I thought just setting header -server inside route should be enough - seems it isn’t.
But neither is setting header_down on the reverse_proxy.
Now I am a little lost what else to try.
header_down has to be used inside reverse_proxy. This is because it specifically manipulates headers going “down” to the client from the backend. So it will remove any Server header set by the backend.
However, Caddy still sets its own Server header too, which is what you’re seeing in your curl command.
Put header -server in your config outside of reverse_proxy and it should remove the header completely, including the one Caddy sets. It probably doesn’t in the route because routes affect the handler ordering. (I’m not sure why you have them all in a route in the first place?)
The old way only looks at the first SRV record, and it acts like a single upstream for health checking, even though there are multiple. It’s basically a hacky way to get it working, but it held us over until we had a better way. It also wasn’t extensible. But now we have native support for truly dynamic upstreams!
I dunno, depends on what your goals are. But it’s not obvious to me from looking at it. I usually only add things to the config once I determine they’re needed, rather than assuming they will be.

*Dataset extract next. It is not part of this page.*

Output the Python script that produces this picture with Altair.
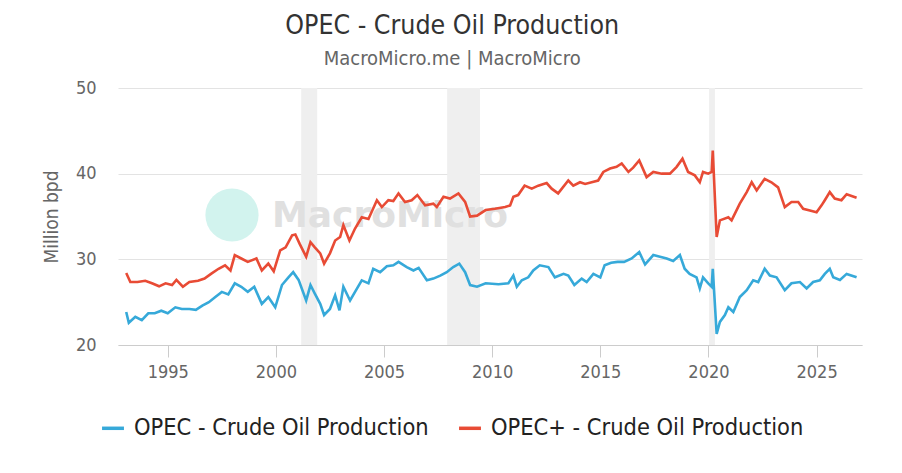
import altair as alt
import pandas as pd

# ---- data ----
opec_years = [1993.08, 1993.2, 1993.5, 1993.8, 1994.1, 1994.4, 1994.7, 1995.0, 1995.35, 1995.65,
              1996.0, 1996.3, 1996.6, 1996.9, 1997.2, 1997.5, 1997.8, 1998.1, 1998.4, 1998.7,
              1999.0, 1999.35, 1999.65, 1999.97, 2000.28, 2000.58, 2000.8, 2001.05, 2001.4, 2001.6,
              2001.8, 2002.05, 2002.23, 2002.5, 2002.74, 2002.94, 2003.12, 2003.43, 2003.66, 2003.97,
              2004.28, 2004.5, 2004.82, 2005.13, 2005.43, 2005.67, 2006.05, 2006.36, 2006.6, 2006.98,
              2007.28, 2007.6, 2007.9, 2008.2, 2008.48, 2008.75, 2008.98, 2009.3, 2009.7, 2010.29,
              2010.75, 2010.98, 2011.14, 2011.37, 2011.67, 2011.9, 2012.2, 2012.6, 2012.9, 2013.3,
              2013.52, 2013.8, 2014.14, 2014.37, 2014.68, 2015.0, 2015.2, 2015.5, 2015.8, 2016.1,
              2016.45, 2016.8, 2017.07, 2017.45, 2017.76, 2018.07, 2018.37, 2018.68, 2018.9, 2019.13,
              2019.45, 2019.6, 2019.75, 2019.99, 2020.15, 2020.2, 2020.38, 2020.53, 2020.76, 2020.92,
              2021.15, 2021.45, 2021.77, 2022.07, 2022.3, 2022.6, 2022.84, 2023.15, 2023.53, 2023.84,
              2024.23, 2024.54, 2024.84, 2025.15, 2025.38, 2025.61, 2025.77, 2026.08, 2026.39, 2026.85]
opec_values = [23.85, 22.6, 23.3, 22.9, 23.7, 23.7, 24.0, 23.7, 24.4, 24.2,
               24.2, 24.1, 24.6, 25.0, 25.6, 26.2, 25.9, 27.2, 26.8, 26.2,
               26.8, 24.8, 25.6, 24.4, 27.0, 27.9, 28.5, 27.6, 25.2, 27.0,
               26.0, 24.8, 23.5, 24.2, 25.8, 24.05, 26.8, 25.2, 26.2, 27.55,
               27.2, 28.9, 28.5, 29.2, 29.3, 29.7, 29.1, 28.7, 29.0, 27.55,
               27.75, 28.1, 28.5, 29.1, 29.5, 28.5, 27.0, 26.8, 27.2, 27.1,
               27.2, 28.1, 26.8, 27.55, 27.9, 28.7, 29.3, 29.1, 27.9, 28.3,
               28.1, 27.0, 27.75, 27.35, 28.3, 27.9, 29.3, 29.6, 29.7, 29.7,
               30.1, 30.85, 29.4, 30.5, 30.3, 30.1, 29.8, 30.5, 28.9, 28.3,
               27.9, 26.6, 27.9, 27.2, 26.8, 28.9, 21.3, 22.7, 23.5, 24.4,
               23.85, 25.6, 26.4, 27.55, 27.35, 28.9, 28.1, 27.9, 26.4, 27.2,
               27.35, 26.6, 27.35, 27.55, 28.3, 28.9, 27.9, 27.6, 28.3, 27.9]

plus_years = [1993.08, 1993.27, 1993.6, 1993.96, 1994.27, 1994.6, 1994.9, 1995.2, 1995.4, 1995.7,
              1996.0, 1996.4, 1996.7, 1997.0, 1997.35, 1997.65, 1997.9, 1998.1, 1998.4, 1998.7,
              1999.1, 1999.35, 1999.65, 1999.9, 2000.2, 2000.45, 2000.75, 2000.9, 2001.1, 2001.4,
              2001.6, 2001.8, 2002.05, 2002.23, 2002.5, 2002.74, 2002.97, 2003.12, 2003.4, 2003.66,
              2003.97, 2004.28, 2004.67, 2004.9, 2005.2, 2005.43, 2005.67, 2005.97, 2006.28, 2006.54,
              2006.9, 2007.28, 2007.44, 2007.75, 2008.05, 2008.44, 2008.75, 2008.98, 2009.3, 2009.7,
              2010.13, 2010.6, 2010.83, 2010.98, 2011.2, 2011.5, 2011.83, 2012.13, 2012.52, 2012.75,
              2013.05, 2013.52, 2013.75, 2014.06, 2014.3, 2014.6, 2014.9, 2015.14, 2015.45, 2015.75,
              2015.99, 2016.3, 2016.52, 2016.8, 2017.14, 2017.45, 2017.84, 2018.22, 2018.53, 2018.8,
              2019.06, 2019.37, 2019.6, 2019.75, 2019.99, 2020.15, 2020.2, 2020.38, 2020.53, 2020.92,
              2021.07, 2021.45, 2021.77, 2022.0, 2022.23, 2022.6, 2022.91, 2023.22, 2023.53, 2023.84,
              2024.15, 2024.38, 2024.69, 2025.0, 2025.23, 2025.38, 2025.61, 2025.84, 2026.15, 2026.39,
              2026.85]
plus_values = [28.4, 27.35, 27.35, 27.5, 27.2, 26.85, 27.2, 27.0, 27.6, 26.8,
               27.35, 27.5, 27.75, 28.3, 28.9, 29.3, 28.7, 30.5, 30.1, 29.7,
               30.1, 28.7, 29.5, 28.6, 31.05, 31.4, 32.8, 32.9, 31.8, 30.3,
               32.0, 31.4, 30.7, 29.5, 30.7, 32.2, 32.6, 34.0, 32.2, 33.6,
               34.9, 34.7, 36.9, 36.1, 36.9, 36.8, 37.7, 36.7, 36.9, 37.5,
               36.3, 36.5, 36.1, 37.3, 37.1, 37.7, 36.7, 35.0, 35.1, 35.75,
               35.9, 36.1, 36.3, 37.3, 37.5, 38.6, 38.25, 38.6, 38.9, 38.25,
               37.7, 39.2, 38.6, 39.0, 38.8, 39.0, 39.2, 40.2, 40.6, 40.8,
               41.2, 40.2, 40.7, 41.55, 39.6, 40.2, 40.0, 40.0, 40.8, 41.75,
               40.2, 39.8, 39.0, 40.2, 40.0, 40.2, 42.7, 32.6, 34.55, 34.9,
               34.55, 36.5, 37.85, 39.0, 38.05, 39.4, 39.0, 38.4, 36.1, 36.7,
               36.7, 35.9, 35.7, 35.5, 36.3, 36.9, 37.85, 37.1, 36.9, 37.6,
               37.2]

series_names = ["OPEC - Crude Oil Production", "OPEC+ - Crude Oil Production"]
series_colors = ["#36a9d9", "#e84b35"]

band_starts = [2001.17, 2007.92, 2020.03]
band_ends = [2001.91, 2009.44, 2020.30]

x_ticks = [1995, 2000, 2005, 2010, 2015, 2020, 2025]
y_ticks = [20, 30, 40, 50]

# ---- tables ----
lines_df = pd.concat([
    pd.DataFrame({"year": opec_years, "value": opec_values, "series": series_names[0]}),
    pd.DataFrame({"year": plus_years, "value": plus_values, "series": series_names[1]}),
], ignore_index=True)
bands_df = pd.DataFrame({"start": band_starts, "end": band_ends})

FONT = "DejaVu Sans Condensed"
W, H = 744, 257

x_scale = alt.Scale(domain=[1992.7, 2027.1], nice=False, zero=False)
y_scale = alt.Scale(domain=[20, 50], nice=False, zero=False)

bands = alt.Chart(bands_df).mark_rect(color="#efefef").encode(
    x=alt.X("start:Q", scale=x_scale),
    x2="end:Q",
)

logo = alt.Chart(pd.DataFrame({"k": [0]})).mark_point(
    filled=True, shape="circle", size=2830, color="#d2f3ee", opacity=1
).encode(x=alt.value(114), y=alt.value(127))

watermark = alt.Chart(pd.DataFrame({"t": ["MacroMicro"]})).mark_text(
    font="DejaVu Sans", fontSize=36, fontWeight="bold", color="#e0e0e0",
    align="left", baseline="middle"
).encode(x=alt.value(154), y=alt.value(128), text="t:N")

lines = alt.Chart(lines_df).mark_line(strokeWidth=2.6, interpolate="linear").encode(
    x=alt.X("year:Q", scale=x_scale,
            axis=alt.Axis(values=x_ticks, format="d", title=None, grid=False,
                          domain=True, domainColor="#cccccc", ticks=True, tickColor="#cccccc",
                          tickSize=12, labelPadding=6, labelFontSize=18, labelColor="#666666",
                          labelFont=FONT)),
    y=alt.Y("value:Q", scale=y_scale,
            axis=alt.Axis(values=y_ticks, title="Million bpd", grid=True, gridColor="#e3e3e3",
                          domain=False, ticks=False, labelPadding=22, labelFontSize=18,
                          labelColor="#666666", labelFont=FONT, titleFont=FONT,
                          titleFontSize=19, titleFontWeight="normal", titleColor="#666666",
                          titlePadding=14)),
    color=alt.Color("series:N",
                    scale=alt.Scale(domain=series_names, range=series_colors),
                    legend=alt.Legend(orient="none", legendX=-18, legendY=327, direction="horizontal",
                                      title=None, symbolType="stroke", symbolSize=480,
                                      symbolStrokeWidth=3.5, labelFontSize=23.4, labelFont=FONT,
                                      labelColor="#222222", columnPadding=23, labelOffset=8,
                                      labelLimit=500)),
    order="year:Q",
)

chart = alt.layer(bands, logo, watermark, lines).properties(
    width=W, height=H,
    background="white",
    title=alt.TitleParams(
        text="OPEC - Crude Oil Production",
        subtitle="MacroMicro.me | MacroMicro",
        font=FONT, subtitleFont=FONT,
        fontSize=26.5, fontWeight="normal", color="#333333",
        subtitleFontSize=20, subtitleColor="#666666",
        anchor="middle", frame="bounds", offset=10, subtitlePadding=10,
    ),
    autosize=alt.AutoSizeParams(type="none"),
    padding={"left": 118, "top": 88, "right": 40, "bottom": 128},
).configure_view(stroke=None)

chart.save("out.html", embed_options={"renderer": "svg", "actions": False})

Please make sure to use -- double dashes for CLI arguments, we’re planning a change in a future version which will mean single dashes will no longer be supported.
Also FYI, the default container’s command will run Caddy with your Caddyfile as long as you mount the Caddyfile at /etc/caddy/Caddyfile. I suggest you do that instead.
There’s no reason at all to remove this header. It doesn’t reveal any information that clients couldn’t otherwise glean from your server (e.g. looking at TLS handshake patterns, etc). It doesn’t protect you in any way.